As a filmmaker, David Lynch remains one of the most uniquely singular voices currently working. With just ten films and a handful of television projects to his name (plus all kinds of Lynchian short films and commercials spread out from the 60s to today), the Montana-born writer-director has managed to carve the strangest, most surreal path imaginable for himself.
After bursting onto the scene with his debut feature Eraserhead in 1977, Lynch went on to release a biopic about the infamous Elephant Man, a much-contested feature film adaptation of Frank Herbert’s Dune, and a Hollywood horror story for the ages called Mulholland Drive (among other films, of course). Simply put, there’s truly no one like him.
Unsurprisingly, this odd moviemaker has an equally peculiar personal life. Existing almost like a cartoon character, often wearing the same outfit (a white button-up — buttoned all the way to the top — and an ill-fitting black suit) with the same cigarette dangling from his mouth and the same gray coif on the top of his head, Lynch is undoubtedly a one-of-a-kind man. This is a fact that carries over from his films and seeps into his own daily routine.

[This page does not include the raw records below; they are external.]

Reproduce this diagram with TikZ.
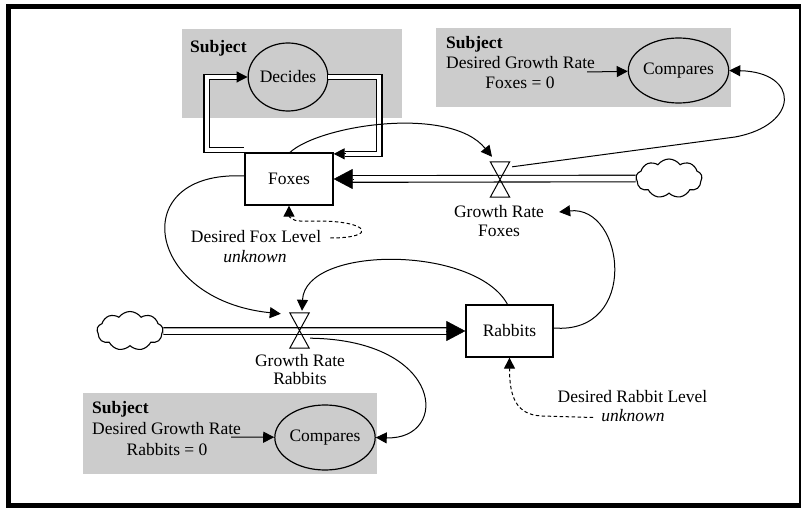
\documentclass[tikz,border=0pt]{standalone}
\usepackage{fontspec}
\setmainfont{Liberation Serif}
\usetikzlibrary{arrows.meta,shapes.geometric,shapes.symbols,calc}
\definecolor{panelgrey}{RGB}{204,204,204}
\begin{document}
\begin{tikzpicture}[x=1pt,y=-1pt, font=\fontsize{17.5}{20}\selectfont,
  box/.style={draw, line width=1.3pt, inner sep=0pt},
  ell/.style={draw, ellipse, line width=1.2pt, inner sep=0pt},
  panel/.style={fill=panelgrey, anchor=north west, inner sep=0pt},
  lnk/.style={line width=1pt, -{Triangle[length=11pt,width=11pt]}},
  dlnk/.style={lnk, dash pattern=on 3.5pt off 2.5pt},
  dbl/.style={double, double distance=4pt, line width=1.1pt},
  pipe/.style={double, double distance=5.5pt, line width=1.1pt},
  bigarr/.style={line width=0.5pt, -{Triangle[length=19pt,width=20pt]}},
  valve/.style={inner sep=0pt, minimum width=19pt, minimum height=35pt},
  vline/.style={line width=1pt, line join=miter},
  txt/.style={inner sep=0pt, anchor=base},
  txtl/.style={inner sep=0pt, anchor=base west},
  cloudy/.style={cloud, draw, line width=1.1pt, cloud puffs=9, cloud puff arc=110, minimum width=66pt, minimum height=39pt, inner sep=0pt}
]
\useasboundingbox (0,0) rectangle (801,508);
\fill[white] (0,0) rectangle (801,508);
\draw[line width=5pt] (8.5,6.5) rectangle (801.5,505.5);

% grey panels
\node[panel, minimum width=220pt, minimum height=89pt] (p1) at (182,29) {};
\node[panel, minimum width=295pt, minimum height=79pt] (p2) at (436,28) {};
\node[panel, minimum width=294pt, minimum height=81pt] (p3) at (83,393) {};

% panel texts
\node[txtl, font=\fontsize{17.5}{20}\selectfont\bfseries] (s1) at (190,53) {Subject};
\node[txtl, font=\fontsize{17.5}{20}\selectfont\bfseries] (s2) at (446,49) {Subject};
\node[txtl] (dgF) at (446,69) {Desired Growth Rate};
\node[txt] (fz0) at (520,89) {Foxes = 0};
\node[txtl, font=\fontsize{17.5}{20}\selectfont\bfseries] (s3) at (92,413) {Subject};
\node[txtl] (dgR) at (92,434) {Desired Growth Rate};
\node[txt] (rb0) at (167,455) {Rabbits = 0};

% ellipses
\node[ell, minimum width=78pt, minimum height=68pt] (decides) at (288,77) {Decides};
\node[ell, minimum width=93pt, minimum height=65pt] (cmpF) at (678.5,70.5) {Compares};
\node[ell, minimum width=96pt, minimum height=65pt] (cmpR) at (325,437.5) {Compares};

% stocks
\node[box, minimum width=88pt, minimum height=52pt] (foxes) at (289,179) {Foxes};
\node[box, minimum width=87pt, minimum height=52pt] (rabbits) at (509.5,331) {Rabbits};

% clouds
\node[cloudy] (cloudF) at (669,178.5) {};
\node[cloudy] (cloudR) at (130,331) {};

% valves
\node[valve] (vF) at (500,179.5) {};
\node[valve] (vR) at (299.5,330.5) {};

% pipes
\draw[pipe] (cloudF.west) -- ([xshift=18pt]foxes.east);
\draw[bigarr] ([xshift=19pt]foxes.east) -- (foxes.east);
\draw[pipe] (cloudR.east) -- ([xshift=-18pt]rabbits.west);
\draw[bigarr] ([xshift=-19pt]rabbits.west) -- (rabbits.west);

\draw[vline] (vF.center) -- (vF.north west) -- (vF.north east) -- cycle
             (vF.center) -- (vF.south west) -- (vF.south east) -- cycle;
\draw[vline] (vR.center) -- (vR.north west) -- (vR.north east) -- cycle
             (vR.center) -- (vR.south west) -- (vR.south east) -- cycle;

% valve labels
\node[txt] (grF1) at (499,217.5) {Growth Rate};
\node[txt] (grF2) at (499,236.5) {Foxes};
\node[txt] (grR1) at (300,366.5) {Growth Rate};
\node[txt] (grR2) at (300,384) {Rabbits};

% desired levels
\node[txt] (dfl) at (256,242) {Desired Fox Level};
\node[txt, font=\fontsize{17.5}{20}\selectfont\itshape] (unkF) at (255,262) {unknown};
\node[txt] (drl) at (632.5,402.7) {Desired Rabbit Level};
\node[txt, font=\fontsize{17.5}{20}\selectfont\itshape] (unkR) at (633,421.5) {unknown};

% decides loop (double lines)
\draw[dbl] ([yshift=2.5pt]foxes.north west) -| ([xshift=-41pt]decides.west) -- ([xshift=-10pt]decides.west);
\draw[lnk] ([xshift=-11pt]decides.west) -- (decides.west);
\draw[dbl] (decides.east) -- ++(51,0) |- ([xshift=11pt,yshift=-1.5pt]foxes.north east);
\draw[lnk] ([xshift=12pt,yshift=-1.5pt]foxes.north east) -- ([yshift=-1.5pt]foxes.north east);

% panel arrows
\draw[lnk] ([xshift=-8pt,yshift=-3pt]dgF.base east) -- (cmpF);
\draw[lnk] ([xshift=-10pt,yshift=-3pt]dgR.base east) -- (cmpR);

% information links
\draw[lnk] ([xshift=1pt]foxes.north) .. controls (320,125) and (450,105) .. ([xshift=-8pt,yshift=5pt]vF.north);
\draw[lnk] ([xshift=2.5pt,yshift=-5pt]vF.north east) -- (735,137) .. controls (800,125) and (800,72) .. (cmpF.east);
\draw[lnk] ([yshift=3pt]foxes.west) .. controls (125,170) and (145,300) .. ([xshift=-9pt,yshift=-1pt]vR.north west);
\draw[lnk] ([xshift=-2pt]rabbits.north) .. controls (475,245) and (305,245) .. ([xshift=2.5pt,yshift=2pt]vR.north);
\draw[lnk] ([yshift=3pt]rabbits.east) .. controls (640,335) and (625,205) .. ([xshift=15pt,yshift=5.5pt]grF1.base east);
\draw[lnk] ([xshift=1pt,yshift=10pt]vR.south east) .. controls (445,340) and (450,440) .. (cmpR.east);

% dashed links
\draw[dlnk] ([xshift=9pt,yshift=4pt]dfl.base east) .. controls +(48,0) and +(52,0) .. (318,221) -- (300,221) .. controls (292,221) and (289,216) .. (foxes.south);
\draw[dlnk] ([xshift=-8pt,yshift=4pt]unkR.base west) -- (542,416) .. controls (515,415) and (509.5,395) .. (rabbits.south);
\end{tikzpicture}
\end{document}
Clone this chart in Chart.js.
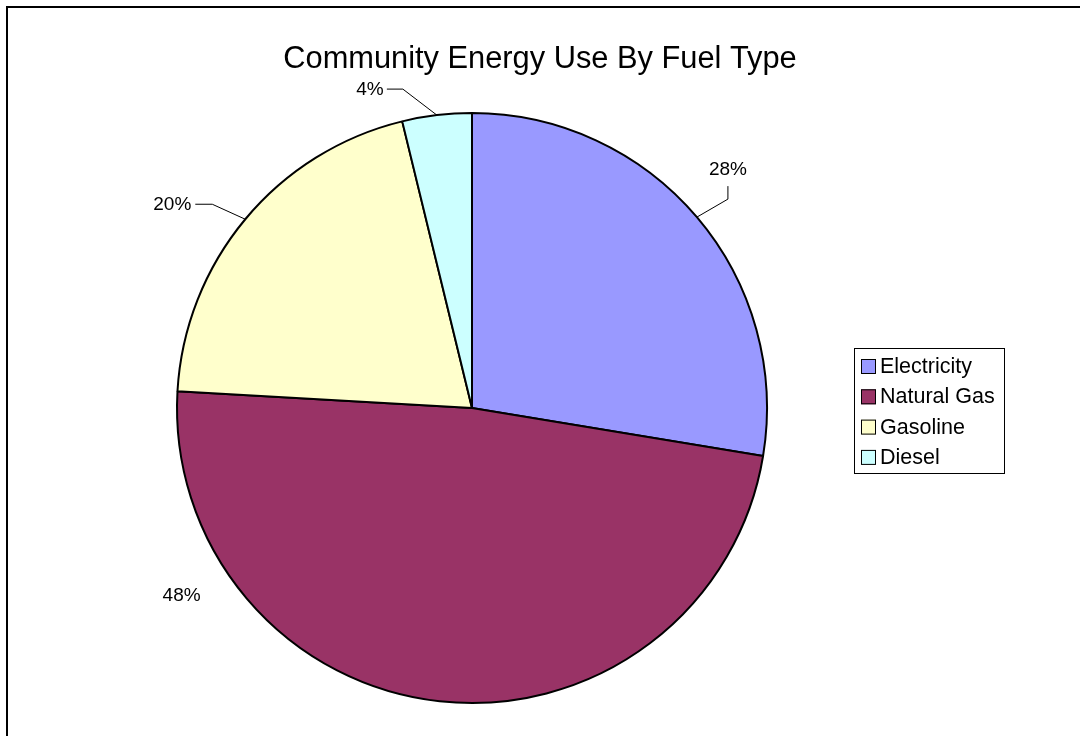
<!DOCTYPE html>
<html>
<head>
<meta charset="utf-8">
<script src="https://cdn.jsdelivr.net/npm/chart.js@4"></script>
<style>
    html, body { margin: 0; padding: 0; background: #fff; }
    #wrap { width: 1080px; height: 736px; }
</style>
</head>
<body>
<div id="wrap"><canvas id="chartCanvas" width="1080" height="736"></canvas></div>
<script>
// =========================
// Data
// =========================
const chartTitle = "Community Energy Use By Fuel Type";
const fuelTypes = ["Electricity", "Natural Gas", "Gasoline", "Diesel"];
const energyShare = [27.6, 48.3, 20.3, 3.8];
const sliceColors = ["#9999FF", "#993366", "#FFFFCC", "#CCFFFF"];

const fontFamily = "'Liberation Sans', Arial, sans-serif";

// label placement relative to the point on the arc at the slice's mid angle
const labelLayout = [
    { text: [31, -47], leader: [[31, -18], [31, -31]] },
    { text: [-258, -105], leader: null },
    { text: [-73, -14], leader: [[-33, -15], [-50, -15]] },
    { text: [-67, -25], leader: [[-34, -26], [-50, -26]] }
];

// =========================
// Frame, title, labels, legend
// =========================
const decorPlugin = {
    id: "decor",
    afterDraw(chart) {
        const ctx = chart.ctx;
        ctx.save();

        // outer frame
        ctx.strokeStyle = "#000";
        ctx.lineWidth = 2;
        ctx.strokeRect(7, 7, 1100, 760);

        // title
        ctx.fillStyle = "#000";
        ctx.font = `30.8px ${fontFamily}`;
        ctx.textAlign = "center";
        ctx.textBaseline = "middle";
        ctx.fillText(chartTitle, 540, 60);

        // percentage labels
        const total = energyShare.reduce((a, b) => a + b, 0);
        const meta = chart.getDatasetMeta(0);
        ctx.font = `19px ${fontFamily}`;
        ctx.lineWidth = 1;
        meta.data.forEach((arc, i) => {
            const p = arc.getProps(["x", "y", "startAngle", "endAngle", "outerRadius"], true);
            const mid = (p.startAngle + p.endAngle) / 2;
            const ax = p.x + Math.cos(mid) * p.outerRadius;
            const ay = p.y + Math.sin(mid) * p.outerRadius;
            const lay = labelLayout[i];
            if (lay.leader) {
                ctx.beginPath();
                ctx.moveTo(ax, ay);
                lay.leader.forEach(pt => ctx.lineTo(ax + pt[0], ay + pt[1]));
                ctx.stroke();
            }
            const pct = Math.round(energyShare[i] / total * 100) + "%";
            ctx.fillText(pct, ax + lay.text[0], ay + lay.text[1]);
        });

        // legend
        const lx = 854, ly = 348, lw = 150, lh = 125;
        ctx.fillStyle = "#fff";
        ctx.fillRect(lx, ly, lw, lh);
        ctx.strokeStyle = "#000";
        ctx.lineWidth = 1;
        ctx.strokeRect(lx + 0.5, ly + 0.5, lw, lh);
        ctx.font = `21.5px ${fontFamily}`;
        ctx.textAlign = "left";
        fuelTypes.forEach((name, i) => {
            const cy = 366 + i * 30.3;
            ctx.fillStyle = sliceColors[i];
            ctx.fillRect(861, cy - 7, 15, 15);
            ctx.strokeRect(861.5, cy - 6.5, 14, 14);
            ctx.fillStyle = "#000";
            ctx.fillText(name, 880, cy + 1);
        });

        ctx.restore();
    }
};

// =========================
// Pie chart (Chart.js)
// =========================
const ctx = document.getElementById("chartCanvas").getContext("2d");

new Chart(ctx, {
    type: "pie",
    data: {
        labels: fuelTypes,
        datasets: [{
            data: energyShare,
            backgroundColor: sliceColors,
            borderColor: "#000",
            borderWidth: 2
        }]
    },
    options: {
        responsive: false,
        animation: false,
        layout: { padding: { top: 112, bottom: 32, left: 100, right: 236 } },
        plugins: {
            legend: { display: false },
            tooltip: { enabled: false }
        }
    },
    plugins: [decorPlugin]
});
</script>
</body>
</html>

From on-set stories to baffling personal appearances to rumors of failed projects and weird habits, there are all kinds of unusual stories out there about David Lynch.
10. He Doesn't Like Cooking In The House
As the director has told countless sources throughout the decades, cooking in the house is just about the worst thing imaginable to David Lynch. As someone who does all kinds of creative work in his home, there are certain stipulations that he chooses to live by. This includes cooking.
To him, the oils, greases, and stenches from the evening meals cling to his papers and paintings and completely “deteriorate the works.”
If he absolutely must cook at home, it’s going to be something relatively odourless like rice or quinoa (the latter is a personal favorite of his — he even released a video on how to cook it). To him, these foods are nutritious enough to satiate him and not smelly enough to keep him from reaching his full creative potential.